First edition of this treatise on convulsions.
A very rare collection preserved in contemporary vellum.
Garrison-Morton cites this work on three occasions for its contributions to three different fields of medicine: epidemiology, the identification of diphtheria, and that of tussis quintana or whooping cough.
"De Baillou was a follower of Hippocrates in his advancement of the doctrines of 'epidemic constitutions'. Crookshank regards him as the first modern epidemiologist (…) A pupil of Fernel, de Baillou was a brillant writer and speaker. The above work includes a description of the epidemic of diphteria in Paris, 1576. Later de Baillou advocated of tracheotomy, although there is no evidence that he performed that operation (…) First description of whooping cough. Baillou called it tussis quintana". Cf. Garrison-Morton, loc. cit.

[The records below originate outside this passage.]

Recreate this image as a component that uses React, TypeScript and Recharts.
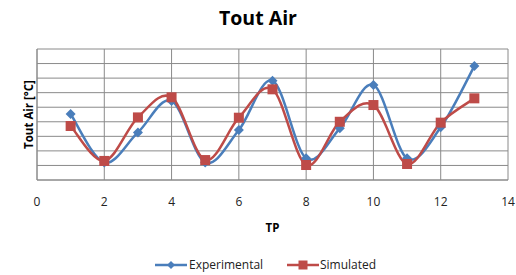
import React from "react";
import { LineChart, Line, XAxis, YAxis, CartesianGrid } from "recharts";

const tp = [1, 2, 3, 4, 5, 6, 7, 8, 9, 10, 11, 12, 13];
const experimental = [4.53, 1.2, 3.27, 5.43, 1.2, 3.43, 6.82, 1.49, 3.55, 6.53, 1.49, 3.62, 7.83];
const simulated = [3.71, 1.31, 4.3, 5.68, 1.37, 4.28, 6.23, 1.03, 4.0, 5.15, 1.1, 3.94, 5.61];
const xTicks = [0, 2, 4, 6, 8, 10, 12, 14];
const yTicks = [0, 1, 2, 3, 4, 5, 6, 7, 8, 9];

const data = tp.map((t, i) => ({ tp: t, exp: experimental[i], sim: simulated[i] }));

const BLUE = "#4A7EBB";
const RED = "#BE4B48";
const FONT = "'Open Sans', 'Noto Sans', sans-serif";
const MARGIN = { top: 49, right: 8, bottom: 65, left: 0 };
const X_AXIS_H = 30;
const CHART_H = 275;

function smoothCurve(context: any) {
  let pts: number[][] = [];
  return {
    areaStart() {},
    areaEnd() {},
    lineStart() {
      pts = [];
    },
    point(x: number, y: number) {
      pts.push([+x, +y]);
    },
    lineEnd() {
      if (!pts.length) return;
      context.moveTo(pts[0][0], pts[0][1]);
      for (let i = 0; i < pts.length - 1; i++) {
        const p0 = pts[i - 1] || pts[i];
        const p1 = pts[i];
        const p2 = pts[i + 1];
        const p3 = pts[i + 2] || pts[i + 1];
        const c1x = p1[0] + (p2[0] - p0[0]) / 6;
        const c1y = p1[1] + (p2[1] - p0[1]) / 6;
        const c2x = p2[0] - (p3[0] - p1[0]) / 6;
        const c2y = p2[1] - (p3[1] - p1[1]) / 6;
        context.bezierCurveTo(c1x, c1y, c2x, c2y, p2[0], p2[1]);
      }
    },
  };
}

const Diamond = (props: any) => {
  const { cx, cy } = props;
  if (cx == null || cy == null) return null;
  const r = 5;
  return (
    <polygon
      points={`${cx},${cy - r} ${cx + r},${cy} ${cx},${cy + r} ${cx - r},${cy}`}
      fill={BLUE}
    />
  );
};

const Square = (props: any) => {
  const { cx, cy } = props;
  if (cx == null || cy == null) return null;
  const s = 10;
  return <rect x={cx - s / 2} y={cy - s / 2} width={s} height={s} fill={RED} />;
};

const EmptyTick = () => <g />;

const legendText: React.CSSProperties = {
  position: "absolute",
  top: 257,
  fontFamily: FONT,
  fontSize: 12,
  lineHeight: "16px",
  color: "#222",
  whiteSpace: "nowrap",
};

const LegendBox = () => (
  <>
    <svg width={32} height={12} style={{ position: "absolute", left: 155, top: 259 }}>
      <line x1={0} y1={6} x2={32} y2={6} stroke={BLUE} strokeWidth={2.5} />
      <polygon points="16,2 20,6 16,10 12,6" fill={BLUE} />
    </svg>
    <span style={{ ...legendText, left: 189 }}>Experimental</span>
    <svg width={32} height={12} style={{ position: "absolute", left: 287, top: 259 }}>
      <line x1={0} y1={6} x2={32} y2={6} stroke={RED} strokeWidth={2.5} />
      <rect x={11.5} y={1.5} width={9} height={9} fill={RED} />
    </svg>
    <span style={{ ...legendText, left: 320 }}>Simulated</span>
  </>
);

const YLabel = () => {
  const cy = MARGIN.top + (CHART_H - MARGIN.top - MARGIN.bottom - X_AXIS_H) / 2;
  return (
    <text
      x={28}
      y={cy}
      transform={`rotate(-90, 28, ${cy})`}
      textAnchor="middle"
      dominantBaseline="central"
      fontFamily={FONT}
      fontSize={11.5}
      fontWeight="bold"
      fill="#000"
    >
      Tout Air [°C]
    </text>
  );
};

export default function App() {
  return (
    <div style={{ position: "absolute", left: 0, top: 0, width: 516, height: 275, background: "#fff" }}>
      <div
        style={{
          position: "absolute",
          left: 0,
          top: 4,
          width: 516,
          textAlign: "center",
          fontFamily: FONT,
          fontWeight: "bold",
          fontSize: 19.5,
          color: "#000",
        }}
      >
        Tout Air
      </div>
      <LineChart width={516} height={CHART_H} data={data} margin={MARGIN}>
        <CartesianGrid stroke="#8a8a8a" strokeWidth={1} />
        <XAxis
          dataKey="tp"
          type="number"
          domain={[0, 14]}
          ticks={xTicks}
          interval={0}
          height={X_AXIS_H}
          tickLine={false}
          axisLine={{ stroke: "#8a8a8a" }}
          tickSize={0}
          tickMargin={17}
          tick={{ fontFamily: FONT, fontSize: 12, fill: "#222" }}
          label={{
            value: "TP",
            position: "insideBottom",
            offset: -22,
            style: { fontFamily: FONT, fontSize: 11.5, fontWeight: "bold", fill: "#000" },
          }}
        />
        <YAxis
          type="number"
          domain={[0, 9]}
          ticks={yTicks}
          interval={0}
          width={37}
          tick={<EmptyTick />}
          tickLine={false}
          axisLine={{ stroke: "#8a8a8a" }}
          label={<YLabel />}
        />
        <Line
          dataKey="exp"
          name="Experimental"
          type={smoothCurve as any}
          stroke={BLUE}
          strokeWidth={2.5}
          dot={<Diamond />}
          activeDot={false}
          isAnimationActive={false}
        />
        <Line
          dataKey="sim"
          name="Simulated"
          type={smoothCurve as any}
          stroke={RED}
          strokeWidth={2.5}
          dot={<Square />}
          activeDot={false}
          isAnimationActive={false}
        />
      </LineChart>
      <LegendBox />
    </div>
  );
}
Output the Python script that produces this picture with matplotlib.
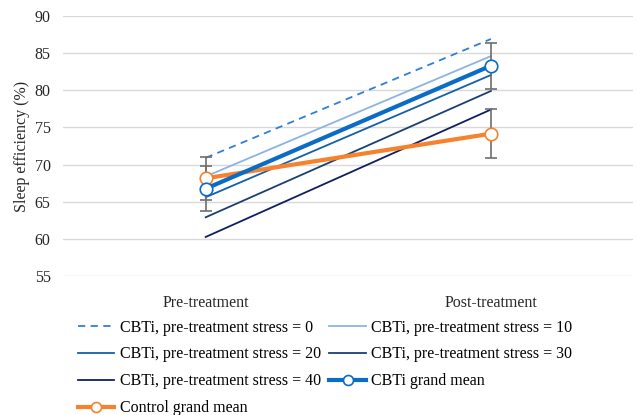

Guillaume de Baillou [1528-1616] was physician to Henri IV. Despite his renown, this practitioner published no work during his lifetime. He bequeathed his manuscripts to two doctors of the Faculty of Paris, among them Jacques Thévart, who edited the four treatises included in this collection. "A pupil of Fernel, Guillaume de Baillou was in his time one of the great masters of infectious pathology (…) He provided new details on smallpox. He discerned croup, the laryngo-tracheal localization of diphtheria, whose angina was already known to the Ancients, particularly to Aretaeus who had named it 'Syrian ulcer'. He clearly distinguished acute and chronic 'rheumatisms'. To him we owe the first identification of the 'tussis quintana' which was soon afterwards – and wrongly – called whooping cough, in reference to the hood placed on certain patients thought to be contagious". Cf. Bariéty and Coury, 459-460.